Nizoral (ketoconazole ) is an antifungal antibiotic.
Nizoral is used to treat infections caused by fungus, which can invade any part of the body including the mouth, throat, esophagus, lungs, bladder, or skin.
You should not use Nizoral if you are allergic to ketoconazole, or if you are also taking triazolam (Halcion).
If you have any of these other conditions, you may need a dose adjustment or special tests to safely take Nizoral:
- decreased stomach acid (achlorhydria);
- liver disease;
- kidney disease;
- a heart rhythm disorder; or
- a personal or family history of “Long QT syndrome.”
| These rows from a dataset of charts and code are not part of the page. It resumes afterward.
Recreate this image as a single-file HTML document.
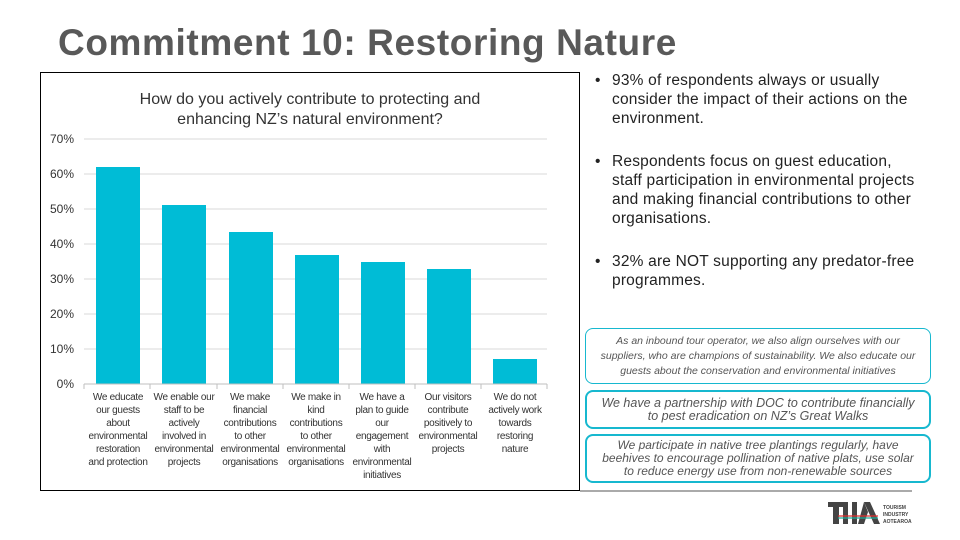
<!DOCTYPE html>
<html><head><style>
body{margin:0;width:960px;height:540px;background:#fff;position:relative;overflow:hidden;font-family:"Liberation Sans",sans-serif}
.t{position:absolute;left:58px;top:22px;font-size:37px;font-weight:bold;color:#595959;letter-spacing:0.6px}
.chart{position:absolute;left:40px;top:72px;width:538px;height:417px;border:1px solid #000}
ul{position:absolute;left:595px;top:71px;margin:0;padding:0;list-style:none;width:328px;font-size:15.5px;line-height:19px;color:#222;letter-spacing:0.2px}
li{position:relative;padding-left:17px;margin-bottom:24px}
li:before{content:"•";position:absolute;left:0}
.b{position:absolute;left:585px;width:346px;border:2px solid #17b8cf;border-radius:8px;text-align:center;font-style:italic;color:#555;box-sizing:border-box;display:flex;align-items:center;justify-content:center}
</style></head><body>
<div class="t">Commitment 10: Restoring Nature</div>
<div class="chart"></div>
<svg style="position:absolute;left:0;top:0" width="960" height="540" font-family="Liberation Sans, sans-serif">
<text x="310" y="104" font-size="16" text-anchor="middle" fill="#333">How do you actively contribute to protecting and</text>
<text x="310" y="124" font-size="16" text-anchor="middle" fill="#333">enhancing NZ’s natural environment?</text>
<g stroke="#d9d9d9" stroke-width="1">
<line x1="84" x2="547" y1="139" y2="139"/><line x1="84" x2="547" y1="174" y2="174"/><line x1="84" x2="547" y1="209" y2="209"/><line x1="84" x2="547" y1="244" y2="244"/><line x1="84" x2="547" y1="279" y2="279"/><line x1="84" x2="547" y1="314" y2="314"/><line x1="84" x2="547" y1="349" y2="349"/>
</g>
<g font-size="12" fill="#333" text-anchor="end">
<text x="74" y="143">70%</text><text x="74" y="178">60%</text><text x="74" y="213">50%</text><text x="74" y="248">40%</text><text x="74" y="283">30%</text><text x="74" y="318">20%</text><text x="74" y="353">10%</text><text x="74" y="388">0%</text>
</g>
<g fill="#00bcd6">
<rect x="96" y="167" width="44" height="217"/>
<rect x="162" y="205" width="44" height="179"/>
<rect x="229" y="232" width="44" height="152"/>
<rect x="295" y="255" width="44" height="129"/>
<rect x="361" y="262" width="44" height="122"/>
<rect x="427" y="269" width="44" height="115"/>
<rect x="493" y="359" width="44" height="25"/>
</g>
<g stroke="#bfbfbf"><line x1="84" x2="547" y1="384" y2="384"/>
<line x1="84" x2="84" y1="384" y2="389"/><line x1="150" x2="150" y1="384" y2="389"/><line x1="217" x2="217" y1="384" y2="389"/><line x1="283" x2="283" y1="384" y2="389"/><line x1="349" x2="349" y1="384" y2="389"/><line x1="415" x2="415" y1="384" y2="389"/><line x1="481" x2="481" y1="384" y2="389"/><line x1="547" x2="547" y1="384" y2="389"/></g>
<g font-size="10" fill="#333" text-anchor="middle" letter-spacing="-0.3">
<text y="400"><tspan x="118">We educate</tspan><tspan x="118" dy="13">our guests</tspan><tspan x="118" dy="13">about</tspan><tspan x="118" dy="13">environmental</tspan><tspan x="118" dy="13">restoration</tspan><tspan x="118" dy="13">and protection</tspan></text>
<text y="400"><tspan x="184">We enable our</tspan><tspan x="184" dy="13">staff to be</tspan><tspan x="184" dy="13">actively</tspan><tspan x="184" dy="13">involved in</tspan><tspan x="184" dy="13">environmental</tspan><tspan x="184" dy="13">projects</tspan></text>
<text y="400"><tspan x="250">We make</tspan><tspan x="250" dy="13">financial</tspan><tspan x="250" dy="13">contributions</tspan><tspan x="250" dy="13">to other</tspan><tspan x="250" dy="13">environmental</tspan><tspan x="250" dy="13">organisations</tspan></text>
<text y="400"><tspan x="316">We make in</tspan><tspan x="316" dy="13">kind</tspan><tspan x="316" dy="13">contributions</tspan><tspan x="316" dy="13">to other</tspan><tspan x="316" dy="13">environmental</tspan><tspan x="316" dy="13">organisations</tspan></text>
<text y="400"><tspan x="382">We have a</tspan><tspan x="382" dy="13">plan to guide</tspan><tspan x="382" dy="13">our</tspan><tspan x="382" dy="13">engagement</tspan><tspan x="382" dy="13">with</tspan><tspan x="382" dy="13">environmental</tspan><tspan x="382" dy="13">initiatives</tspan></text>
<text y="400"><tspan x="448">Our visitors</tspan><tspan x="448" dy="13">contribute</tspan><tspan x="448" dy="13">positively to</tspan><tspan x="448" dy="13">environmental</tspan><tspan x="448" dy="13">projects</tspan></text>
<text y="400"><tspan x="515">We do not</tspan><tspan x="515" dy="13">actively work</tspan><tspan x="515" dy="13">towards</tspan><tspan x="515" dy="13">restoring</tspan><tspan x="515" dy="13">nature</tspan></text>
</g>
<line x1="580" x2="912" y1="491" y2="491" stroke="#555" stroke-width="1"/>
<g transform="translate(828,502)">
<rect x="0" y="0" width="16" height="5" fill="#444"/><rect x="5" y="0" width="6" height="22" fill="#444"/>
<rect x="15" y="0" width="5" height="22" fill="#444"/><rect x="24" y="0" width="5" height="22" fill="#444"/>
<polygon points="36,0 42,0 52,22 46,22" fill="#444"/><polygon points="36,0 30,22 36,22 40,10" fill="#444"/>
<line x1="10" x2="50" y1="14" y2="14" stroke="#d33" stroke-width="1.2"/><line x1="10" x2="50" y1="16" y2="16" stroke="#2a9" stroke-width="1.2"/>
<text x="55" y="7" font-size="5" font-weight="bold" fill="#444">TOURISM</text><text x="55" y="14" font-size="5" font-weight="bold" fill="#444">INDUSTRY</text><text x="55" y="21" font-size="5" font-weight="bold" fill="#444">AOTEAROA</text>
</g>
</svg>
<ul>
<li>93% of respondents always or usually consider the impact of their actions on the environment.</li>
<li>Respondents focus on guest education, staff participation in environmental projects and making financial contributions to other organisations.</li>
<li>32% are NOT supporting any predator-free programmes.</li>
</ul>
<div class="b" style="top:328px;height:56px;font-size:10.5px;line-height:15px;border-width:1px;padding:0 14px">As an inbound tour operator, we also align ourselves with our suppliers, who are champions of sustainability. We also educate our guests about the conservation and environmental initiatives</div>
<div class="b" style="top:390px;height:39px;font-size:12.5px;line-height:13px;padding:0 8px">We have a partnership with DOC to contribute financially to pest eradication on NZ’s Great Walks</div>
<div class="b" style="top:434px;height:49px;font-size:12px;line-height:13px;padding:0 10px">We participate in native tree plantings regularly, have beehives to encourage pollination of native plats, use solar to reduce energy use from non-renewable sources</div>
</body></html>
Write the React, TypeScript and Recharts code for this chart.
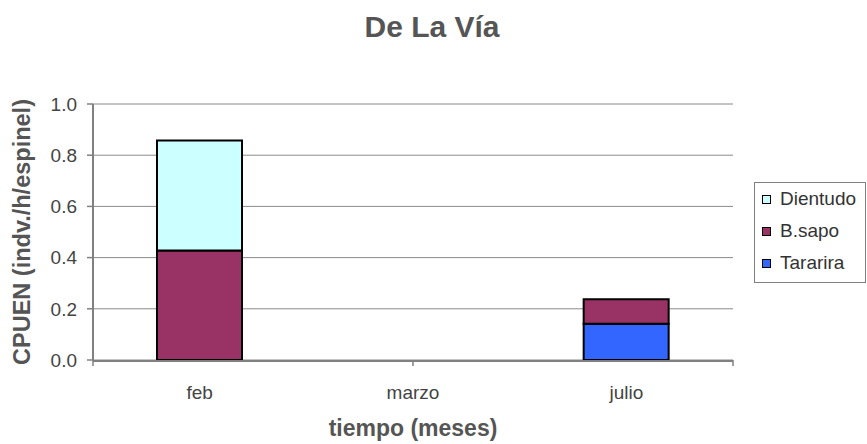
import React from 'react';
import { BarChart, Bar, XAxis, YAxis, CartesianGrid, Legend, ReferenceLine, Label } from 'recharts';

const categories = ['feb', 'marzo', 'julio'];
const tararira = [0, 0, 0.142];
const bSapo = [0.428, 0, 0.095];
const dientudo = [0.429, 0, 0];
const yTicks = [0, 0.2, 0.4, 0.6, 0.8, 1.0];

const chartTitle = 'De La Vía';
const xTitle = 'tiempo (meses)';
const yTitle = 'CPUEN (indv./h/espinel)';

const series = [
  { key: 'tararira', name: 'Tararira', values: tararira, color: '#3366FF' },
  { key: 'bsapo', name: 'B.sapo', values: bSapo, color: '#993366' },
  { key: 'dientudo', name: 'Dientudo', values: dientudo, color: '#CCFFFF' },
];

const data = categories.map((c, i) => {
  const row: any = { cat: c };
  series.forEach((s) => { row[s.key] = s.values[i]; });
  return row;
});

const edgeTicks = [...categories.map((_, i) => i), categories.length];

const FONT = '"Liberation Sans", Arial, sans-serif';
const GRID = '#8a8a8a';
const AXIS = '#808080';
const TEXT = '#444444';

const LegendBox = () => (
  <div
    style={{
      boxSizing: 'border-box',
      width: 112,
      height: 101,
      border: '1px solid #808080',
      background: '#fff',
      fontFamily: FONT,
      fontSize: 19,
      color: '#333',
    }}
  >
    {[...series].reverse().map((s) => (
      <div key={s.key} style={{ height: 32, display: 'flex', alignItems: 'center', paddingLeft: 7 }}>
        <span
          style={{
            display: 'inline-block',
            width: 9,
            height: 9,
            boxSizing: 'border-box',
            border: '1.5px solid #000',
            background: s.color,
            marginRight: 9,
          }}
        />
        <span>{s.name}</span>
      </div>
    ))}
  </div>
);

export default function App() {
  return (
    <div style={{ position: 'absolute', left: 0, top: 0, width: 867, height: 444, background: '#fff' }}>
      <svg width={867} height={60} style={{ position: 'absolute', left: 0, top: 0 }}>
        <text x={432} y={37} textAnchor="middle" fontFamily={FONT} fontWeight="bold" fontSize={30} fill="#555">
          {chartTitle}
        </text>
      </svg>
      <div style={{ position: 'absolute', left: 0, top: 0 }}>
        <BarChart
          width={867}
          height={444}
          data={data}
          margin={{ top: 104, right: 134, bottom: 0, left: 33 }}
          barCategoryGap="30%"
        >
          <CartesianGrid xAxisId="cat" vertical={false} stroke={GRID} strokeWidth={1} />
          <XAxis
            xAxisId="cat"
            dataKey="cat"
            height={83}
            tickLine={false}
            tickSize={0}
            tickMargin={25}
            axisLine={{ stroke: AXIS, strokeWidth: 2 }}
            tick={{ fill: TEXT, fontSize: 19, fontFamily: FONT }}
            interval={0}
          >
            <Label
              content={(props: any) => {
                const vb = props.viewBox || {};
                return (
                  <text
                    x={vb.x + vb.width / 2}
                    y={vb.y + 75}
                    textAnchor="middle"
                    fontFamily={FONT}
                    fontWeight="bold"
                    fontSize={23}
                    fill="#555"
                  >
                    {xTitle}
                  </text>
                );
              }}
            />
          </XAxis>
          <XAxis
            xAxisId="a"
            type="number"
            domain={[0, categories.length]}
            ticks={edgeTicks}
            interval={0}
            tick={{ fill: 'none', fontSize: 1 }}
            tickFormatter={() => ''}
            axisLine={false}
            tickSize={6}
            tickLine={{ stroke: AXIS, strokeWidth: 1.5 }}
            height={1}
          />
          <YAxis
            width={60}
            domain={[0, 1]}
            ticks={yTicks}
            interval={0}
            tickFormatter={(v: number) => v.toFixed(1)}
            tickSize={6}
            tickMargin={10}
            tickLine={{ stroke: AXIS, strokeWidth: 1.5 }}
            axisLine={{ stroke: AXIS, strokeWidth: 2 }}
            tick={{ fill: TEXT, fontSize: 19, fontFamily: FONT }}
          >
            <Label
              content={(props: any) => {
                const vb = props.viewBox || {};
                const x = vb.x - 3;
                const y = vb.y + vb.height / 2;
                return (
                  <text
                    x={x}
                    y={y}
                    transform={`rotate(-90 ${x} ${y})`}
                    textAnchor="middle"
                    fontFamily={FONT}
                    fontWeight="bold"
                    fontSize={23.5}
                    fill="#555"
                  >
                    {yTitle}
                  </text>
                );
              }}
            />
          </YAxis>
          <ReferenceLine xAxisId="a" x={categories.length} stroke={AXIS} strokeWidth={1.5} />
          {series.map((s) => (
            <Bar
              key={s.key}
              xAxisId="cat"
              dataKey={s.key}
              name={s.name}
              stackId="a"
              fill={s.color}
              stroke="#000"
              strokeWidth={2}
              isAnimationActive={false}
            />
          ))}
          <Legend
            layout="vertical"
            align="center"
            verticalAlign="middle"
            content={() => <LegendBox />}
            wrapperStyle={{ left: 754, top: 182, width: 112, height: 101 }}
          />
        </BarChart>
      </div>
    </div>
  );
}
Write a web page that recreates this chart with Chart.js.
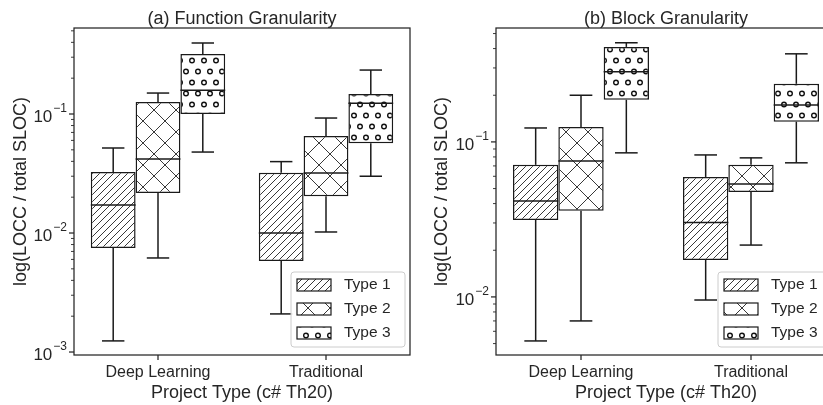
<!DOCTYPE html>
<html>
<head>
<meta charset="utf-8">
<script src="https://cdn.jsdelivr.net/npm/chart.js@4.4.0/dist/chart.umd.min.js"></script>
<style>
  html, body { margin: 0; padding: 0; background: #fff; overflow: hidden; width: 823px; height: 405px; }
  #plot-fn { position: absolute; left: 0; top: 0; }
  #plot-block { position: absolute; left: 412px; top: 0; }
</style>
</head>
<body>
<canvas id="plot-fn" width="412" height="405"></canvas>
<canvas id="plot-block" width="430" height="405"></canvas>
<script>
// Data. Each stat array is per type: [Deep Learning, Traditional]
const categories = ['Deep Learning', 'Traditional'];
const typeNames = ['Type 1', 'Type 2', 'Type 3'];

// (a) Function granularity
const fnLow    = [[0.00124, 0.00209], [0.00617, 0.0102], [0.0479, 0.030]];
const fnQ1     = [[0.00748, 0.00582], [0.0217, 0.0204], [0.100, 0.0569]];
const fnMedian = [[0.0172, 0.0100], [0.0419, 0.0319], [0.158, 0.123]];
const fnQ3     = [[0.0326, 0.0321], [0.126, 0.0653], [0.319, 0.147]];
const fnHigh   = [[0.0518, 0.0398], [0.150, 0.0925], [0.395, 0.234]];
const fnTickExps = [-3, -2, -1];

// (b) Block granularity
const blLow    = [[0.0052, 0.00955], [0.0070, 0.0216], [0.085, 0.0733]];
const blQ1     = [[0.0314, 0.0173], [0.0359, 0.0475], [0.187, 0.135]];
const blMedian = [[0.0416, 0.0302], [0.0753, 0.0536], [0.283, 0.173]];
const blQ3     = [[0.0711, 0.0594], [0.125, 0.0711], [0.41, 0.237]];
const blHigh   = [[0.123, 0.0824], [0.200, 0.0789], [0.436, 0.37]];
const blTickExps = [-2, -1];

const TXT = '#262626';
const FONT = "'Liberation Sans', Arial, sans-serif";
Chart.defaults.font.family = FONT;
Chart.defaults.color = TXT;

// hatch patterns: '///', 'x', 'o'
function makePattern(kind) {
  const c = document.createElement('canvas');
  const g = c.getContext('2d');
  if (kind === 'diag') {
    c.width = 7; c.height = 7;
    g.fillStyle = '#fff'; g.fillRect(0, 0, 7, 7);
    g.strokeStyle = '#222'; g.lineWidth = 0.9;
    for (const o of [-7, 0, 7]) { g.beginPath(); g.moveTo(o - 1, 8); g.lineTo(o + 8, -1); g.stroke(); }
  } else if (kind === 'cross') {
    c.width = 22; c.height = 22;
    g.fillStyle = '#fff'; g.fillRect(0, 0, 22, 22);
    g.strokeStyle = '#222'; g.lineWidth = 0.9;
    g.beginPath(); g.moveTo(-1, -1); g.lineTo(23, 23); g.stroke();
    g.beginPath(); g.moveTo(-1, 23); g.lineTo(23, -1); g.stroke();
  } else {
    c.width = 12; c.height = 22;
    g.fillStyle = '#fff'; g.fillRect(0, 0, 12, 22);
    g.strokeStyle = '#111'; g.lineWidth = 1.4;
    for (const [cx, cy] of [[6, 5.5], [0, 16.5], [12, 16.5]]) {
      g.beginPath(); g.arc(cx, cy, 2.3, 0, Math.PI * 2); g.stroke();
    }
  }
  return g.createPattern(c, 'repeat');
}
const patterns = [makePattern('diag'), makePattern('cross'), makePattern('circle')];

const panels = {
  'plot-fn': { title: '(a) Function Granularity', low: fnLow, q1: fnQ1, med: fnMedian, q3: fnQ3, high: fnHigh,
               exps: fnTickExps, yMin: 0.000944, yMax: 0.528, axisWidth: 74, padRight: 2, yTitlePad: 10, legendInset: 5 },
  'plot-block': { title: '(b) Block Granularity', low: blLow, q1: blQ1, med: blMedian, q3: blQ3, high: blHigh,
               exps: blTickExps, yMin: 0.00422, yMax: 0.543, axisWidth: 84, padRight: 6, yTitlePad: 19, legendInset: 4 }
};

function line(ctx, x1, y1, x2, y2) {
  ctx.beginPath(); ctx.moveTo(x1, y1); ctx.lineTo(x2, y2); ctx.stroke();
}

const boxPlugin = {
  id: 'boxExtras',
  afterDatasetsDraw(chart) {
    const p = panels[chart.canvas.id];
    const y = chart.scales.y, ctx = chart.ctx;
    ctx.save();
    ctx.strokeStyle = '#1a1a1a';
    ctx.lineWidth = 1.5;
    chart.data.datasets.forEach((ds, k) => {
      chart.getDatasetMeta(k).data.forEach((bar, i) => {
        const x = bar.x, w = bar.width;
        const yLo = y.getPixelForValue(p.low[k][i]);
        const yHi = y.getPixelForValue(p.high[k][i]);
        const yQ1 = y.getPixelForValue(p.q1[k][i]);
        const yQ3 = y.getPixelForValue(p.q3[k][i]);
        const yMed = y.getPixelForValue(p.med[k][i]);
        line(ctx, x, yQ1, x, yLo);
        line(ctx, x, yQ3, x, yHi);
        line(ctx, x - w / 4, yLo, x + w / 4, yLo);
        line(ctx, x - w / 4, yHi, x + w / 4, yHi);
        line(ctx, x - w / 2, yMed, x + w / 2, yMed);
      });
    });
    ctx.restore();
  },
  afterDraw(chart) {
    const p = panels[chart.canvas.id];
    const a = chart.chartArea, ctx = chart.ctx, y = chart.scales.y, x = chart.scales.x;
    ctx.save();
    // spines
    ctx.strokeStyle = TXT; ctx.lineWidth = 1.25;
    ctx.strokeRect(a.left, a.top, a.right - a.left, a.bottom - a.top);
    // x ticks
    categories.forEach((c, i) => {
      const px = x.getPixelForValue(i);
      line(ctx, px, a.bottom, px, a.bottom + 5);
    });
    // y ticks (log, major + minor)
    const e0 = Math.floor(Math.log10(p.yMin)), e1 = Math.ceil(Math.log10(p.yMax));
    for (let e = e0; e <= e1; e++) {
      for (let m = 1; m <= 9; m++) {
        const v = m * Math.pow(10, e);
        if (v < p.yMin || v > p.yMax) continue;
        const py = y.getPixelForValue(v);
        ctx.lineWidth = m === 1 ? 1.25 : 0.9;
        line(ctx, a.left - (m === 1 ? 5 : 3), py, a.left, py);
      }
    }
    // y tick labels 10^n
    ctx.fillStyle = TXT;
    ctx.textBaseline = 'middle';
    ctx.textAlign = 'left';
    p.exps.forEach(e => {
      const py = y.getPixelForValue(Math.pow(10, e));
      const sup = '\u2212' + Math.abs(e);
      ctx.font = '12px ' + FONT;
      const sw = ctx.measureText(sup).width;
      ctx.font = '17px ' + FONT;
      const bw = ctx.measureText('10').width;
      const right = a.left - 7;
      ctx.fillText('10', right - sw - bw - 1, py + 3);
      ctx.font = '12px ' + FONT;
      ctx.fillText(sup, right - sw, py - 5);
    });
    // title
    ctx.font = '18px ' + FONT;
    ctx.textAlign = 'center';
    ctx.textBaseline = 'alphabetic';
    ctx.fillText(p.title, (a.left + a.right) / 2, 24);
    // legend, lower right
    const lw = 114, lh = 75;
    const lx = a.right - p.legendInset - lw, ly = a.bottom - 8 - lh;
    ctx.beginPath();
    ctx.roundRect(lx, ly, lw, lh, 3);
    ctx.fillStyle = 'rgba(255,255,255,0.85)'; ctx.fill();
    ctx.strokeStyle = '#cccccc'; ctx.lineWidth = 1; ctx.stroke();
    typeNames.forEach((name, k) => {
      const cy = ly + 13 + k * 24;
      ctx.fillStyle = patterns[k];
      ctx.fillRect(lx + 6, cy - 6, 34, 12);
      ctx.strokeStyle = '#1a1a1a'; ctx.lineWidth = 1.2;
      ctx.strokeRect(lx + 6, cy - 6, 34, 12);
      ctx.fillStyle = TXT;
      ctx.font = '15.5px ' + FONT;
      ctx.textAlign = 'left';
      ctx.textBaseline = 'middle';
      ctx.fillText(name, lx + 53, cy);
    });
    ctx.restore();
  }
};

function makeChart(id) {
  const p = panels[id];
  const ctx = document.getElementById(id).getContext('2d');
  return new Chart(ctx, {
    type: 'bar',
    data: {
      labels: categories,
      datasets: typeNames.map((name, k) => ({
        label: name,
        data: p.q1[k].map((v, i) => [v, p.q3[k][i]]),
        backgroundColor: patterns[k],
        borderColor: '#1a1a1a',
        borderWidth: 1.5,
        borderSkipped: false,
        categoryPercentage: 0.8,
        barPercentage: 1.0
      }))
    },
    options: {
      responsive: false,
      animation: false,
      events: [],
      layout: { padding: { top: 28, right: p.padRight, bottom: 0, left: 0 } },
      plugins: { legend: { display: false }, tooltip: { enabled: false }, title: { display: false } },
      scales: {
        x: {
          grid: { display: false, drawTicks: false },
          border: { display: false },
          ticks: { font: { size: 16 }, padding: 8, color: TXT },
          title: { display: true, text: 'Project Type (c# Th20)', font: { size: 18 }, padding: { top: 0, bottom: 1 }, color: TXT },
          afterFit: s => { s.height = 50; }
        },
        y: {
          type: 'logarithmic',
          min: p.yMin, max: p.yMax,
          grid: { display: false, drawTicks: false },
          border: { display: false },
          ticks: { display: false },
          title: { display: true, text: 'log(LOCC / total SLOC)', font: { size: 18 }, padding: { top: p.yTitlePad, bottom: 0 }, color: TXT },
          afterFit: s => { s.width = p.axisWidth; }
        }
      }
    },
    plugins: [boxPlugin]
  });
}

makeChart('plot-fn');
makeChart('plot-block');
</script>
</body>
</html>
FDA pregnancy category C. It is not known whether Nizoral is harmful to an unborn baby. Before you take Nizoral, tell your doctor if you are pregnant or plan to become pregnant during treatment. Ketoconazole may pass into breast milk and could harm a nursing baby. Do not use Nizoral without telling your doctor if you are breast-feeding a baby.
Get emergency medical help if you have any of these signs of an allergic reaction to Nizoral: hives; difficulty breathing; swelling of your face, lips, tongue, or throat. Call your doctor at once if you have any of these serious side effects:
- dizziness, fainting, fast or pounding heartbeat;
- easy bruising or bleeding, unusual weakness;
- numbness or tingly feeling;
- severe depression, confusion, or thoughts of hurting yourself; or
- nausea, stomach pain, low fever, loss of appetite, weakness, dark urine, clay-colored stools, jaundice (yellowing of the skin or eyes).
Less serious Nizoral side effects may include:
- mild nausea, vomiting, or stomach pain;
- mild itching or skin rash;
- breast swelling; or
- impotence or loss of interest in sex.
This is not a complete list of side effects and others may occur. Call your doctor for medical advice about side effects. You may report side effects to FDA at 1-800-FDA-1088.